C’est pour ce club et ses invités que la série « Montreal Mix Sessions » de l’étiquette Turbo a été créée. Luc Raymond, un résident des belles années et aussi le signataire d’un des CDs mixés les plus appréciés de la série, n’a rien oublié : « Pour moi, les afters et le Sona en particulier ont marqué un gros virage dans le paysage des clubs à Montréal, parce que ça permettait de continuer la soirée jusqu'au lendemain matin, ce qui n'était presque pas possible avant, contrairement à Toronto ou New York. »
 
« Ça a aussi fait changer la musique, parce que ce qu'on jouait en after n’était pas compatible avec ce qui jouait en club, et vice versa. Plus tard dans la nuit, et dans des systèmes de son plus gros et plus puissants, ça prenait de la musique plus épurée, avec moins d'éléments mélodiques que ce qui jouait avant 3 heures AM. On pouvait jouer davantage sur les textures et les changements d'énergie, sur de plus longs segments. Je pouvais planifier une descente d'énergie sur une heure, sans perdre mon dancefloor. J'allais jusqu'à contrôler un peu la température dans le club, en demandant qu'on ferme des trappes d'air. La température montait et montait, et l'énergie dans le club aussi. Alors quand je sentais qu'on était au plus haut possible, je droppais LA tune du moment, genre Van Helden, et là, le plafond sautait. Fun times! Je suis assez nostalgique de cette époque-là. »

Crédit photo: Facebook / Page Officielle du RED LITE AFTERHOURS

Red Lite
Situé à Laval, le Red Lite a été ouvert pendant presque vingt ans, et a été témoin de bien des folles et longues nuits. C’était une valeur sûre de la rive nord, et tout bon montréalais se devait d’y faire un pèlerinage annuel. Michel Simard, un vétéran DJ et producteur du 514, y a passé de très belles années. « Le Red Lite a été un point tournant dans ma carrière de DJ. Après avoir assisté à mon premier Black & Blue en 1999, j'ai vite compris qu'il fallait que je change d'orientation musicale. Sylvain Gauthier et Benoit Vinet, alors propriétaires du Red Lite, m'ont donné ma première chance comme DJ dans un after. Je me souviens de cette soirée comme si c'était hier. J'étais tellement nerveux que je ne pouvais pas tenir le bras de la table tournante tellement je tremblais. C'était tellement impressionnant de voir 2000 personnes danser devant moi, et de pouvoir jouer la musique que j'aime, contrairement à mes années antérieures où je ne jouais que de la musique de club commerciale. Pour moi, la différence entre les clubs à boisson et les afterhours est dans le choix musical et la clientèle, tellement plus "peace, love & happiness" qu’agressive à cause de l’alcool. Je suis très privilégié d'avoir la chance de jouer encore dans des afters à mon âge. »

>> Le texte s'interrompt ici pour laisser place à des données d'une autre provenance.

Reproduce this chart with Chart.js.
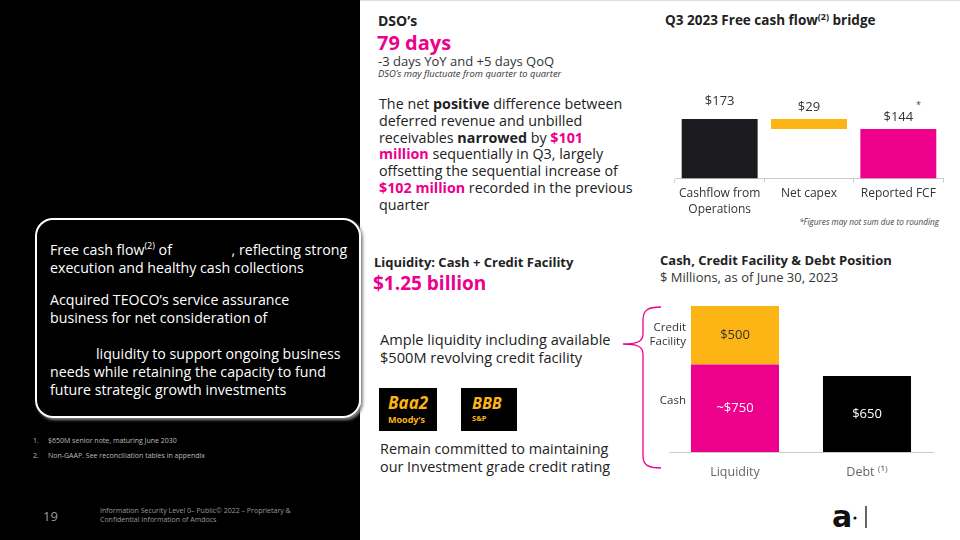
<!DOCTYPE html>
<html>
<head>
<meta charset="utf-8">
<script src="https://cdn.jsdelivr.net/npm/chart.js@4"></script>
<style>
  html, body { margin: 0; padding: 0; }
  body { width: 960px; height: 540px; position: relative; overflow: hidden; background: #fff; font-family: 'Open Sans', sans-serif; color: #222; }
  .abs { position: absolute; white-space: nowrap; }
  .pink { color: #EC008C; }
  sup { line-height: 0; font-size: 9px; }
  #left { position: absolute; left: 0; top: 0; width: 360px; height: 540px; background: #000; }
  #box { position: absolute; left: 35px; top: 218px; width: 322px; height: 196px; border: 2px solid #fff; border-radius: 18px; box-shadow: 2px 2px 3px #888; }
  .boxtext { color: #fff; font-size: 14.2px; line-height: 18px; }
  .gap { display: inline-block; }
  .foot { color: #bbb; font-size: 7px; }
  .rating { position: absolute; background: #000; color: #FDB515; font-weight: bold; }
</style>
</head>
<body>
<div class="abs" style="left:360px;top:0;width:600px;height:1px;background:#ddd;"></div>
<div id="left"></div>
<div id="box"></div>
<div class="abs boxtext" style="left:50px;top:241px;">Free cash flow<sup>(2)</sup> of <span class="gap" style="width:56px"></span>, reflecting strong<br>execution and healthy cash collections</div>
<div class="abs boxtext" style="left:50px;top:291px;">Acquired TEOCO’s service assurance<br>business for net consideration of</div>
<div class="abs boxtext" style="left:50px;top:345px;"><span class="gap" style="width:46px"></span>liquidity to support ongoing business<br>needs while retaining the capacity to fund<br>future strategic growth investments</div>
<div class="abs foot" style="left:33px;top:436px;">1.</div>
<div class="abs foot" style="left:48px;top:436px;">$650M senior note, maturing June 2030</div>
<div class="abs foot" style="left:33px;top:451px;">2.</div>
<div class="abs foot" style="left:48px;top:451px;">Non-GAAP. See reconciliation tables in appendix</div>
<div class="abs" style="left:43px;top:507px;color:#999;font-size:13px;">19</div>
<div class="abs foot" style="left:100px;top:506px;color:#999;line-height:9px;">Information Security Level 0– Public© 2022 – Proprietary &amp;<br>Confidential Information of Amdocs</div>

<div class="abs" style="left:378px;top:11px;font-weight:bold;font-size:14px;">DSO’s</div>
<div class="abs pink" style="left:377px;top:29px;font-weight:bold;font-size:20px;">79 days</div>
<div class="abs" style="left:378px;top:52px;font-size:13px;color:#333;">-3 days YoY and +5 days QoQ</div>
<div class="abs" style="left:378px;top:67px;font-size:9.4px;font-style:italic;color:#333;">DSO’s may fluctuate from quarter to quarter</div>
<div class="abs" style="left:379px;top:96px;font-size:14.3px;line-height:16.8px;color:#222;">The net <b>positive</b> difference between<br>deferred revenue and unbilled<br>receivables <b>narrowed</b> by <b class="pink">$101<br>million</b> sequentially in Q3, largely<br>offsetting the sequential increase of<br><b class="pink">$102 million</b> recorded in the previous<br>quarter</div>

<div class="abs" style="left:665px;top:11px;font-weight:bold;font-size:13.5px;">Q3 2023 Free cash flow<sup>(2)</sup> bridge</div>
<div class="abs" style="left:916px;top:98px;font-size:9px;color:#444;">*</div>
<div class="abs" style="right:21px;top:216px;font-size:8.2px;font-style:italic;color:#444;">*Figures may not sum due to rounding</div>

<div class="abs" style="left:374px;top:253px;font-weight:bold;font-size:13px;">Liquidity: Cash + Credit Facility</div>
<div class="abs pink" style="left:373px;top:270px;font-weight:bold;font-size:19px;">$1.25 billion</div>
<div class="abs" style="left:380px;top:331px;font-size:14.6px;line-height:17.5px;">Ample liquidity including available<br>$500M revolving credit facility</div>
<div class="rating" style="left:379px;top:388px;width:58px;height:43px;">
  <div style="position:absolute;left:9px;top:3px;font-size:17px;font-style:italic;">Baa2</div>
  <div style="position:absolute;left:9px;top:25px;font-size:9px;">Moody’s</div>
</div>
<div class="rating" style="left:461px;top:388px;width:56px;height:43px;">
  <div style="position:absolute;left:11px;top:4px;font-size:16px;font-style:italic;">BBB</div>
  <div style="position:absolute;left:11px;top:25px;font-size:7.5px;">S&amp;P</div>
</div>
<div class="abs" style="left:380px;top:440px;font-size:14.4px;line-height:17.5px;">Remain committed to maintaining<br>our Investment grade credit rating</div>

<div class="abs" style="left:660px;top:251px;font-weight:bold;font-size:13px;">Cash, Credit Facility &amp; Debt Position</div>
<div class="abs" style="left:660px;top:268px;font-size:13px;color:#333;">$ Millions, as of June 30, 2023</div>

<svg class="abs" style="left:0;top:0;" width="960" height="540">
  <path d="M661,307 C648,307 643,310 643,320 L643,334 C643,342 636,344 623,344 C636,344 643,346 643,354 L643,456 C643,465 648,468 661,468" fill="none" stroke="#EC008C" stroke-width="1.3"/>
  <text x="832" y="527" font-family="DejaVu Sans" font-weight="bold" font-size="30" fill="#111">a</text>
  <circle cx="855" cy="518" r="1.6" fill="#111"/>
  <line x1="866" y1="506" x2="866" y2="528" stroke="#111" stroke-width="1.3"/>
</svg>

<div class="abs" style="left:662px;top:49px;width:292px;height:172px;"><canvas id="bridgeChart"></canvas></div>
<div class="abs" style="left:612px;top:285px;width:340px;height:200px;"><canvas id="debtChart"></canvas></div>

<script>
// FCF bridge ($M)
const bridgeLabels = [['Cashflow from', 'Operations'], 'Net capex', 'Reported FCF'];
const cashflowOps = 173;
const netCapex = 29;
const reportedFcf = 144;
const bridgeColors = ['#1B1A1F', '#FDB515', '#EC008C'];

// Cash / credit / debt ($M)
const positionLabels = ['Liquidity', 'Debt ⁽¹⁾'];
const cashValues = [750, null];
const creditValues = [500, null];
const debtValues = [null, 650];
const positionText = {
    'Cash': ['~$750'],
    'Credit Facility': ['$500'],
    'Debt': [null, '$650']
};

const tickFont = { size: 12, family: "'Open Sans', sans-serif", lineHeight: 1.35 };

const bridgeData = [
    [0, cashflowOps],
    [cashflowOps - netCapex, cashflowOps],
    [0, reportedFcf]
];
const bridgeText = ['$' + cashflowOps, '$' + netCapex, '$' + reportedFcf];

const barTopLabels = {
    id: 'barTopLabels',
    afterDatasetsDraw(chart) {
        const ctx = chart.ctx;
        const meta = chart.getDatasetMeta(0);
        ctx.save();
        ctx.font = "13px 'Open Sans', sans-serif";
        ctx.fillStyle = '#333';
        ctx.textAlign = 'center';
        ctx.textBaseline = 'bottom';
        meta.data.forEach((bar, i) => {
            const top = Math.min(bar.y, bar.base);
            const lift = i === 0 ? 11 : 5;
            ctx.fillText(bridgeText[i], bar.x, top - lift);
        });
        ctx.restore();
    }
};

new Chart(document.getElementById('bridgeChart').getContext('2d'), {
    type: 'bar',
    data: {
        labels: bridgeLabels,
        datasets: [{
            data: bridgeData,
            backgroundColor: bridgeColors,
            borderWidth: 0,
            barPercentage: 0.85,
            categoryPercentage: 1
        }]
    },
    options: {
        responsive: true,
        maintainAspectRatio: false,
        animation: false,
        layout: { padding: { left: 13, right: 11, top: 0, bottom: 0 } },
        plugins: { legend: { display: false }, tooltip: { enabled: false } },
        scales: {
            x: {
                grid: { drawOnChartArea: false, drawTicks: true, tickLength: 4, offset: true, color: '#ccc' },
                border: { display: true, color: '#ccc' },
                ticks: { color: '#333', font: tickFont, padding: 3, maxRotation: 0 }
            },
            y: { display: false, min: 0, max: 376 }
        }
    },
    plugins: [barTopLabels]
});

const segmentLabels = {
    id: 'segmentLabels',
    afterDatasetsDraw(chart) {
        const ctx = chart.ctx;
        ctx.save();
        ctx.textBaseline = 'middle';
        chart.data.datasets.forEach((ds, di) => {
            const meta = chart.getDatasetMeta(di);
            meta.data.forEach((bar, i) => {
                if (ds.data[i] == null) return;
                const mid = (bar.y + bar.base) / 2;
                const txt = positionText[ds.label][i];
                ctx.font = "13px 'Open Sans', sans-serif";
                ctx.textAlign = 'center';
                ctx.fillStyle = ds.label === 'Credit Facility' ? '#333' : '#fff';
                if (txt) ctx.fillText(txt, bar.x, mid);
                if (ds.label !== 'Debt') {
                    ctx.font = "11.5px 'Open Sans', sans-serif";
                    ctx.textAlign = 'right';
                    ctx.fillStyle = '#333';
                    const x = bar.x - bar.width / 2 - 5;
                    if (ds.label === 'Credit Facility') {
                        ctx.fillText('Credit', x, mid - 7);
                        ctx.fillText('Facility', x, mid + 7);
                    } else {
                        ctx.fillText(ds.label, x, mid - 7);
                    }
                }
            });
        });
        ctx.restore();
    }
};

new Chart(document.getElementById('debtChart').getContext('2d'), {
    type: 'bar',
    data: {
        labels: positionLabels,
        datasets: [
            { label: 'Cash', data: cashValues, backgroundColor: '#EC008C' },
            { label: 'Credit Facility', data: creditValues, backgroundColor: '#FDB515' },
            { label: 'Debt', data: debtValues, backgroundColor: '#000' }
        ]
    },
    options: {
        responsive: true,
        maintainAspectRatio: false,
        animation: false,
        datasets: { bar: { barPercentage: 0.667, categoryPercentage: 1, borderWidth: 0, skipNull: true } },
        layout: { padding: { left: 57, right: 19, top: 0, bottom: 0 } },
        plugins: { legend: { display: false }, tooltip: { enabled: false } },
        scales: {
            x: {
                stacked: true,
                grid: { display: false },
                border: { display: true, color: '#ccc' },
                ticks: { color: '#666', font: { size: 12.5, family: "'Open Sans', sans-serif" }, padding: 5 }
            },
            y: { stacked: true, display: false, min: 0, max: 1430 }
        }
    },
    plugins: [segmentLabels]
});
</script>
</body>
</html>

Crédit photo: Turbo Recordings

Gravity
Situé sous le fameux Dôme, où était enregistrée l’amusante émission Bouge de là de MusiquePlus, au coin de Ste-Catherine et St-Laurent, le Gravity a été ouvert par Angel Moraes, reconnu pour avoir bâti le légendaire système de son du Stereo. C’est en y jouant pendant un party I Love Neon que Sean Kosa a eu l’inspiration pour écrire « DJ Hell Can Suck my Dick », et le système de son de l’endroit était tellement impressionnant à voir que Tiga y a posé pour la jaquette du vinyle de son single « Pleasure from the bass » en 2006. Ouvert seulement quelques années, l’établissement n’a pas résisté à l’arrivée du Quartier des Spectacles et à ses multiples expropriations, mais on s’en souvient comme d’un endroit qui sonnait presque aussi bien que le Stereo, et qui proposait des invités de qualité (Felix da Housecat, Ivan Smagghe) sur une base régulière.